Problem details
Below are the records; collect from them each line containing the string "this".

* * * *

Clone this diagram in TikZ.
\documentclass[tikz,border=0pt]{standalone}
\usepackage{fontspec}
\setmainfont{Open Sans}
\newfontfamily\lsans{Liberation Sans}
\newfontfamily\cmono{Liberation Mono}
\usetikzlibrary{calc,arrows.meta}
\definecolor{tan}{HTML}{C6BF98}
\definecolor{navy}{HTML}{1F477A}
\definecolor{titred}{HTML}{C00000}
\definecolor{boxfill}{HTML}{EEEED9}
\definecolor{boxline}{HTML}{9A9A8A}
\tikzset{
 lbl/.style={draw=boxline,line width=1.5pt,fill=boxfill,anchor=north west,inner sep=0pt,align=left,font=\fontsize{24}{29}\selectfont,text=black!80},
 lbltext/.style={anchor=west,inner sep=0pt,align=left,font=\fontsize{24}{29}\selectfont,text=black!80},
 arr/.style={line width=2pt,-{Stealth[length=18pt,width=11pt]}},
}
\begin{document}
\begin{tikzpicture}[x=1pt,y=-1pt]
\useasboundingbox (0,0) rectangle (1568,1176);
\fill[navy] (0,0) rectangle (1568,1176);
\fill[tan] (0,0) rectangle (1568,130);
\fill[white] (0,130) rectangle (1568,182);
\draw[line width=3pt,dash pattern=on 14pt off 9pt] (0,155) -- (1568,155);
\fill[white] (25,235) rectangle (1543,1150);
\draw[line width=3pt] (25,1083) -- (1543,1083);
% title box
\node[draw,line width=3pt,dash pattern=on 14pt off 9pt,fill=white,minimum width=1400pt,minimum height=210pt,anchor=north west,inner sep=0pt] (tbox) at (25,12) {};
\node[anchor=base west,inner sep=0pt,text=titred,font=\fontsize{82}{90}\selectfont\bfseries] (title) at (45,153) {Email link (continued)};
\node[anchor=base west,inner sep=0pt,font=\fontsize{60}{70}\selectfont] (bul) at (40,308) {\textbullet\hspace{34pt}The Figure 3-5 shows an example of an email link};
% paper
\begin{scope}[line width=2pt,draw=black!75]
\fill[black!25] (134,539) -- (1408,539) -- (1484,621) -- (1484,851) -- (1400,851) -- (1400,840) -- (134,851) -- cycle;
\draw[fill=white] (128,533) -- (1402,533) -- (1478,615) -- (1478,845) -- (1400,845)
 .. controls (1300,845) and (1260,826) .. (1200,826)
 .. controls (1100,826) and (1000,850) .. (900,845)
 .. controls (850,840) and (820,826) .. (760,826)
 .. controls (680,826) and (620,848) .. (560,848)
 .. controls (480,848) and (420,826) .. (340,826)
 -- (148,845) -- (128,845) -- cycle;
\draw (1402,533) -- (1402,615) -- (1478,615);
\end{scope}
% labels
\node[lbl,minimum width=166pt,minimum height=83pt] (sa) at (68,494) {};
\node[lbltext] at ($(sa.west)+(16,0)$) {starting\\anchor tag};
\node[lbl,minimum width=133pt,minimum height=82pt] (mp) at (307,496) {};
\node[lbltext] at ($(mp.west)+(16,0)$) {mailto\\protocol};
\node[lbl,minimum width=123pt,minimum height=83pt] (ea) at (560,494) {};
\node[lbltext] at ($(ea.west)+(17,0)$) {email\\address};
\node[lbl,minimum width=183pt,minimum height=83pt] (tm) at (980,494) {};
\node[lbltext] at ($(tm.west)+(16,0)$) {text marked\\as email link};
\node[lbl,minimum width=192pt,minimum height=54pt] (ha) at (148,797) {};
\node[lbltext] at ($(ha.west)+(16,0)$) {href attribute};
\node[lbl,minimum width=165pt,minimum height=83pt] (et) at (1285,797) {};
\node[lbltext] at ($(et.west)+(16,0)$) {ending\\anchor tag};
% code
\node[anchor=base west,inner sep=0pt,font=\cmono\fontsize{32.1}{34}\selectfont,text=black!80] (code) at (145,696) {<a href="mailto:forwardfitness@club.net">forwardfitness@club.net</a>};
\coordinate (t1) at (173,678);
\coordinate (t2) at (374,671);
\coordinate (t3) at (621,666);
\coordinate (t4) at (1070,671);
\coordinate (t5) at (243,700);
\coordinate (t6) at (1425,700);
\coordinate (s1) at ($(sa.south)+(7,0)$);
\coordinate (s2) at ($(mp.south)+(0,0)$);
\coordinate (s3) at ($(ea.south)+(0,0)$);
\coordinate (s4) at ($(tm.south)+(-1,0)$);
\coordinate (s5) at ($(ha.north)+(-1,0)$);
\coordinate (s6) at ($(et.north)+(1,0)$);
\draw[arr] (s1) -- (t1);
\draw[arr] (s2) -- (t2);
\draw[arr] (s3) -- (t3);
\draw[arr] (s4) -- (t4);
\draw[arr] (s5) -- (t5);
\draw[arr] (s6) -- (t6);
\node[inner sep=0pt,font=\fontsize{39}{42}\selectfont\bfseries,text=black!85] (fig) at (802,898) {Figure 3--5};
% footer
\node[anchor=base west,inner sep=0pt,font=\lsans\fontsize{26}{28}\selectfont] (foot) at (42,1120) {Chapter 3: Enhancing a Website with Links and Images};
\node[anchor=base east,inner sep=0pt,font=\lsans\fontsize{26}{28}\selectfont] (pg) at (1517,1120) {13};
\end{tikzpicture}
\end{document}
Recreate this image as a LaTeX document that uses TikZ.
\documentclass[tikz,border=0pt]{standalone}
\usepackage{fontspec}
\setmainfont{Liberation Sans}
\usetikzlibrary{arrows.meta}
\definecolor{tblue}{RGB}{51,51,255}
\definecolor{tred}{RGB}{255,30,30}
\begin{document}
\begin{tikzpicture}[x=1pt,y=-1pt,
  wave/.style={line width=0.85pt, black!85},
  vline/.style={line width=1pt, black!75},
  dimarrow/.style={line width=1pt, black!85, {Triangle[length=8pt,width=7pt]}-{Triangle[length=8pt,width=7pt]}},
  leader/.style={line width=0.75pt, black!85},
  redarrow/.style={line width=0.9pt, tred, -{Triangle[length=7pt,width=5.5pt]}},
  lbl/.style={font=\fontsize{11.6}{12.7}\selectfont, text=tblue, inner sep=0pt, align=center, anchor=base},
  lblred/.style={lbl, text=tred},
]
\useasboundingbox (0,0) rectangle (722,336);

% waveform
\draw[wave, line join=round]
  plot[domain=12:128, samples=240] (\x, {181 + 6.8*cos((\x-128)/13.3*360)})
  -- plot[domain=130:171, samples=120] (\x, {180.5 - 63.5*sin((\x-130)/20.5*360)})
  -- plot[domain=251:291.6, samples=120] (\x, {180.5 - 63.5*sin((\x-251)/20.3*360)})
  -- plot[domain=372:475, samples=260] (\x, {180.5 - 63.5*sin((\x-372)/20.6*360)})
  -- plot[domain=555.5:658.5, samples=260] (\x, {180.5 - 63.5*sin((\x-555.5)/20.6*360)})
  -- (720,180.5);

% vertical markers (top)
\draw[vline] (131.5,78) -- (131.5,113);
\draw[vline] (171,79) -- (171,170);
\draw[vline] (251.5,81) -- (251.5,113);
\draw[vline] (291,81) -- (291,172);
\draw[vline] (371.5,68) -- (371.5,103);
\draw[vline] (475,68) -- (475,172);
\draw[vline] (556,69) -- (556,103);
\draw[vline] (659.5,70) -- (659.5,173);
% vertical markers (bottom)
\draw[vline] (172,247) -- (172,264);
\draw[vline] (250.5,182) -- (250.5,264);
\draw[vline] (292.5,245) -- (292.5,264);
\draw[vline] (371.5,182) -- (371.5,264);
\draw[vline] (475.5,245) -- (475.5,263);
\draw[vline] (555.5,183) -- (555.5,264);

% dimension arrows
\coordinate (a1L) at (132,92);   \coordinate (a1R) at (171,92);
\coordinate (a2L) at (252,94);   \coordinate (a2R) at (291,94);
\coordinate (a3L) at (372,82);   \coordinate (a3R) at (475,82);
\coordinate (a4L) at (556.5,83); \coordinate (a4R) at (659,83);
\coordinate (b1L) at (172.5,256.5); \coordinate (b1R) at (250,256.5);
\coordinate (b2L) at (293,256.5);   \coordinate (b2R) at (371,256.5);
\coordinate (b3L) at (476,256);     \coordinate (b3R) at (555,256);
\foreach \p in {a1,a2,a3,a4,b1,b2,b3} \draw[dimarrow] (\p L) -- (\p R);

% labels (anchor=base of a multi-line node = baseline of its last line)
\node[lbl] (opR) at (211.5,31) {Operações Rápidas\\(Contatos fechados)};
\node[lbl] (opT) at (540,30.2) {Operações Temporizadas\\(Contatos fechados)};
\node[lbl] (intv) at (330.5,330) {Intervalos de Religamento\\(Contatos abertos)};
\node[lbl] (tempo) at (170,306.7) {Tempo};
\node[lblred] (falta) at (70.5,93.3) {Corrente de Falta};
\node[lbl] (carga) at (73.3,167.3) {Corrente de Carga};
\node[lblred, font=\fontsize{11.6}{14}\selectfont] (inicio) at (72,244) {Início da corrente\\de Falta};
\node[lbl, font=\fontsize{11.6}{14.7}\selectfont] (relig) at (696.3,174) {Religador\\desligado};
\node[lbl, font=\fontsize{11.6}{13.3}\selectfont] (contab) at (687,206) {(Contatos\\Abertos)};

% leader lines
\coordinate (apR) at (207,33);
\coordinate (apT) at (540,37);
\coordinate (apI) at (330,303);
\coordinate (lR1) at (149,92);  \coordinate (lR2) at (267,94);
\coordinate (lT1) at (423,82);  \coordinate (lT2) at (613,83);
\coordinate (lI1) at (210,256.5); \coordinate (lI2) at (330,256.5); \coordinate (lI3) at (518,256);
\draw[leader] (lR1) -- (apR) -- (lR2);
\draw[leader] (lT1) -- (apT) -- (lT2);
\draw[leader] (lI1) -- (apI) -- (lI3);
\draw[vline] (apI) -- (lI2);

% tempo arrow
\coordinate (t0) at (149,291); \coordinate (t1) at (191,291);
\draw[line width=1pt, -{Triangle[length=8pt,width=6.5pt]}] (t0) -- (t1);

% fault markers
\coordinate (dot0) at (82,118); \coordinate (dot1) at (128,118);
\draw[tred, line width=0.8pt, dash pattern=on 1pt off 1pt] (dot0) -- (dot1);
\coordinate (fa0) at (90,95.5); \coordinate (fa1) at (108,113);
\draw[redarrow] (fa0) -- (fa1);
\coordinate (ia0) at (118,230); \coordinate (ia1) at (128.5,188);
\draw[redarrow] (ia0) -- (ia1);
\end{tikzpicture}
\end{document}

* * * *

Written reply
Clone this diagram in TikZ.
Recreate this image as a LaTeX document that uses TikZ.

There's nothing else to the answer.